Cours 1 (20/09) Probabilistic Models of Human Language: Foundations
Probabilistic models have thoroughly reshaped computational linguistics and continues to profoundly change other areas in the scientific study of language, ranging from psycholinguistics to syntax and phonology and even pragmatics and sociolinguistics. This change has included (a) qualitative improvements in our ability to analyze complex linguistic datasets and (b) new conceptualizations of language knowledge, acquisition, and use. For the most part, these changes have occurred in parallel, but the same theoretical toolkit underlies both advances. In this lecture I give a concise introduction to this toolkit, covering the fundamentals of contemporary probabilistic models in the study of language, with examples including phoneme identification, perceptual magnet effects, and simple hierarchical models. This lecture includes content of theoretical interest in its own right, as well as tools and concepts that are fundamental to the other three lectures of the series.
Cours 2 (24/09) Surprisal, memory constraints, and the noisy channel in human sentence processing
Human language comprehension poses some of the deepest scientific challenges in accounting for the capabilities of the human mind. In this lecture I describe several major advances we have recently made in this domain that have led to a state-of-the-art theory of language comprehension. First, I describe a detailed expectation-based theory of real-time language understanding, surprisal, that unifies three topics central to the field — ambiguity resolution, prediction, and syntactic complexity — and that finds broad empirical support. I alo cover work on memory constraints that seem to influence patterns of processing difficulty in sentence comprehension, independently of surprisal. Finally, I describe a “noisy-channel” theory which generalizes the expectation-based theory by removing the assumption of modularity between the processes of individual word recognition and sentence-level comprehension. This theory accounts for critical outstanding puzzles for previous approaches, and helps move us toward a theoretical integration of surprisal and memory.
Cours 3 (1/10) Computational and experimental pragmatics
In constructing theories of linguistic meaning in context it has been productive to distinguish between strictly semantic content, or the “literal” meanings of atomic expressions (e.g., words) and the rules of meaning composition, and pragmatic enrichment, by which speakers and listeners can rely on general principles of cooperative communication to take understood communicative intent far beyond literal content. Major open questions remain, however, of how to formalize pragmatic inference and characterize its relationship with semantic composition. In this lecture I describe recent work within a Bayesian framework of interleaved semantic composition and pragmatic inference. First I show how two major principles of Levinson’s typology of conversational implicature fall out of our models: Q(uantity) implicature, in which utterance meaning is refined through exclusion of the meanings of alternative utterances; and I(nformativeness) implicature, in which utterance meaning is refined by strengthening to the prototypical case. Q and I are often in tension; I show that the Bayesian approach derives quantitative predictions regarding their relative strength in interpretation of a given utterance, and present evidence supporting these predictions from a large-scale experiment. I then describe more complex applications of the theory to key cases of compositionality, focusing on two of the most fundamental building blocks of semantic composition, the words “and” and “or”.

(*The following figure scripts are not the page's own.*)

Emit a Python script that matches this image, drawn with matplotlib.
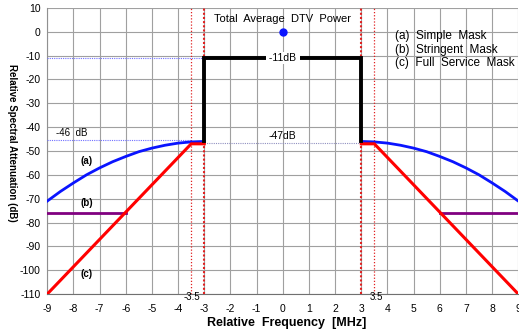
# Máscara espectral DTV
import numpy as np
import matplotlib.pyplot as plt

plt.rcParams['font.family'] = ['Liberation Sans', 'DejaVu Sans']
plt.rcParams['axes.unicode_minus'] = False

# Datos
# (a) máscara simple, lado izquierdo (se refleja para el derecho)
simple_f = [-9, -8.5, -8, -7.5, -7, -6.5, -6, -5.5, -5, -4.5, -4, -3.5, -3]
simple_db = [-71, -67, -63.4, -60, -57.1, -54.5, -52.3, -50.3, -48.8, -47.6, -46.7, -46.2, -46]
# (b) máscara estricta
strict_f = [-9, -6]
strict_db = [-76, -76]
# (c) máscara de servicio completo
full_f = [-9, -3.5, -3]
full_db = [-110, -47, -47]
# potencia en banda
dtv_f = [-3, -3, 3, 3]
dtv_db = [-46, -11, -11, -46]
xticks = list(range(-9, 10))
yticks = list(range(-110, 11, 10))

fig = plt.figure(figsize=(5.19, 3.30), dpi=100)
ax = fig.add_axes([0.0911, 0.109, 0.9075, 0.867])

for s in (-1, 1):
    sf = np.array(simple_f) * s
    ax.plot(sf, simple_db, color='#0a14ff', lw=2, zorder=4)
    ax.plot(np.array(strict_f) * s, strict_db, color='#800080', lw=2, zorder=4)
    ax.plot(np.array(full_f) * s, full_db, color='#ff0000', lw=2.2, zorder=5)
    ax.axvline(3 * s, color='#e02020', lw=1.5, ls=(0, (1, 1)), zorder=3)
    ax.axvline(3.5 * s, color='#e02020', lw=0.9, ls=(0, (1, 1.5)), zorder=3)

ax.plot(dtv_f, dtv_db, color='black', lw=2.8, zorder=6, solid_joinstyle='miter')

# líneas de referencia punteadas
ax.plot([-9, -3], [-11, -11], color='#7070ff', lw=0.8, ls=(0, (1, 1)), zorder=3)
ax.plot([-9, -3.5], [-45.5, -45.5], color='#7070ff', lw=0.8, ls=(0, (1, 1)), zorder=3)
ax.plot([-3.5, 3], [-46.5, -46.5], color='#9090c0', lw=0.8, ls=(0, (1, 1)), zorder=3)

ax.plot([0], [0], 'o', color='#0a14ff', ms=5, zorder=7)

ax.set_xlim(-9, 9)
ax.set_ylim(-110, 10)
ax.set_xticks(xticks)
ax.set_yticks(yticks)
ax.grid(True, color='#a0a0a0', lw=0.8)
ax.set_axisbelow(True)
ax.tick_params(length=0, labelsize=7.5)
ax.tick_params(axis='x', pad=7)
ax.tick_params(axis='y', pad=5)
for side in ('top', 'right'):
    ax.spines[side].set_visible(False)
ax.spines['left'].set_color('#909090')
ax.spines['bottom'].set_color('#707070')

ax.text(0, 5.3, 'Total  Average  DTV  Power', ha='center', va='center', fontsize=8)
ax.text(0, -11, ' -11dB ', ha='center', va='center', fontsize=7.5, zorder=8,
        bbox=dict(facecolor='white', edgecolor='none', pad=0.5))
ax.text(0, -43.8, '-47dB', ha='center', va='center', fontsize=7.5)
ax.text(-8.06, -42.5, '-46  dB', ha='center', va='center', fontsize=7)
ax.text(-7.5, -54.2, '(a)', ha='center', va='center', fontsize=7, fontweight='bold')
ax.text(-7.5, -71.7, '(b)', ha='center', va='center', fontsize=7, fontweight='bold')
ax.text(-7.5, -101.7, '(c)', ha='center', va='center', fontsize=7, fontweight='bold')
ax.text(-3.47, -111.4, '-3.5', ha='center', va='center', fontsize=7, clip_on=False)
ax.text(3.58, -111.4, '3.5', ha='center', va='center', fontsize=7, clip_on=False)

ax.text(4.29, -1.8, '(a)  Simple  Mask', ha='left', va='center', fontsize=8.5)
ax.text(4.29, -7.7, '(b)  Stringent  Mask', ha='left', va='center', fontsize=8.5)
ax.text(4.29, -13.1, '(c)  Full  Service  Mask', ha='left', va='center', fontsize=8.5)

fig.text(287 / 519, 1 - 323 / 330, 'Relative  Frequency  [MHz]', ha='center', va='center',
         fontsize=9, fontweight='bold')
fig.text(12 / 519, 1 - 143 / 330, 'Relative Spectral Attenuation (dB)', ha='center',
         va='center', rotation=270, fontsize=7, fontweight='bold')

fig.savefig('out.png', dpi=100)
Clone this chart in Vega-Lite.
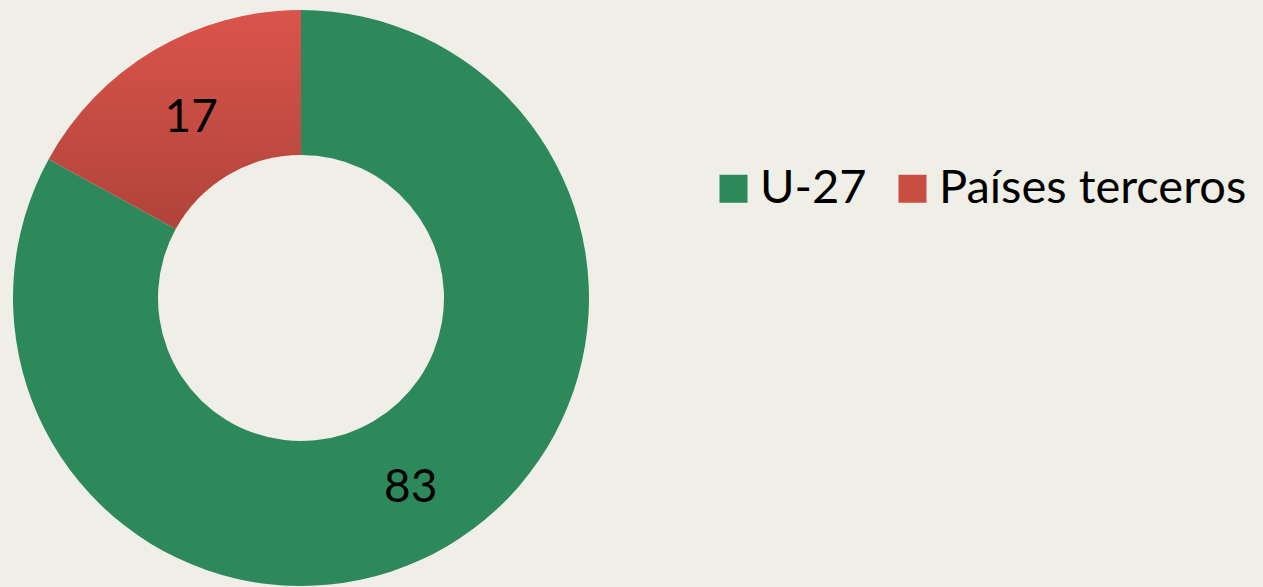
{
  "$schema": "https://vega.github.io/schema/vega-lite/v6.json",
  "width": 602,
  "height": 578,
  "autosize": {"type": "none"},
  "padding": {"left": 0, "top": 9, "right": 661, "bottom": 0},
  "background": "#F0EFE7",
  "config": {"view": {"stroke": null}, "font": "Lato"},
  "data": {
    "values": [
      {"cat": "U-27", "value": 83, "order": 1},
      {"cat": "Países terceros", "value": 17, "order": 2}
    ]
  },
  "encoding": {
    "theta": {"field": "value", "type": "quantitative", "stack": true, "scale": {"domain": [0, 100]}},
    "order": {"field": "order", "type": "quantitative"}
  },
  "layer": [
    {
      "mark": {"type": "arc", "outerRadius": 288, "innerRadius": 143, "stroke": null},
      "encoding": {
        "color": {
          "field": "cat",
          "type": "nominal",
          "condition": {
            "test": "datum.cat === 'Países terceros'",
            "value": {
              "gradient": "linear", "x1": 0, "y1": 0, "x2": 0, "y2": 1,
              "stops": [{"offset": 0, "color": "#DA544B"}, {"offset": 1, "color": "#B0443A"}]
            }
          },
          "scale": {"domain": ["U-27", "Países terceros"], "range": ["#2D895C", "#C84D43"]},
          "legend": {
            "title": null,
            "orient": "none",
            "legendX": 710,
            "legendY": 156,
            "direction": "horizontal",
            "symbolType": "square",
            "symbolSize": 784,
            "symbolStrokeWidth": 0,
            "labelFontSize": 47,
            "labelFont": "Lato",
            "labelColor": "#000000",
            "labelOffset": 3,
            "columnPadding": 22,
            "padding": 0,
            "labelLimit": 500
          }
        }
      }
    },
    {
      "mark": {"type": "text", "radius": 215.5, "fontSize": 46, "font": "Lato", "color": "#000000", "baseline": "middle", "align": "center", "dy": 5},
      "encoding": {
        "text": {"field": "value", "type": "quantitative"}
      }
    }
  ]
}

Cours 4 (8/10) Productive knowledge & direct experience in human language processing & acquisition
The tension between combinatorial and holistic representation of complex linguistic expressions is central to debates on language processing and acquisition. In this lecture I describe work combining probabilistic models and new large datasets to investigate this tension and uncover the respective contributions of productive knowledge and direct experience. In processing, we focus on binomial expressions (salt and pepper – pepper and salt), finding a frequency-driven tradeoff between the two knowledge sources and a frequency-dependent level of idiosyncrasy in binomial ordering preference across binomials in the language. The former is explained by a rational model of learning from limited experience; the latter we account for with an evolutionary model of transmission of ordering preferences over time. In acquisition, we focus on determiner-noun combinations (“the ball”, “a cold”) and develop a novel Bayesian model to infer the strength of contribution of productive knowledge evident in child speech. We find evidence of low initial levels of productivity and higher levels later in development, consistent with the hypothesis that the earliest months of multi-word speech are not generated using rich grammatical knowledge, but that grammatical productivity emerges rapidly thereafter.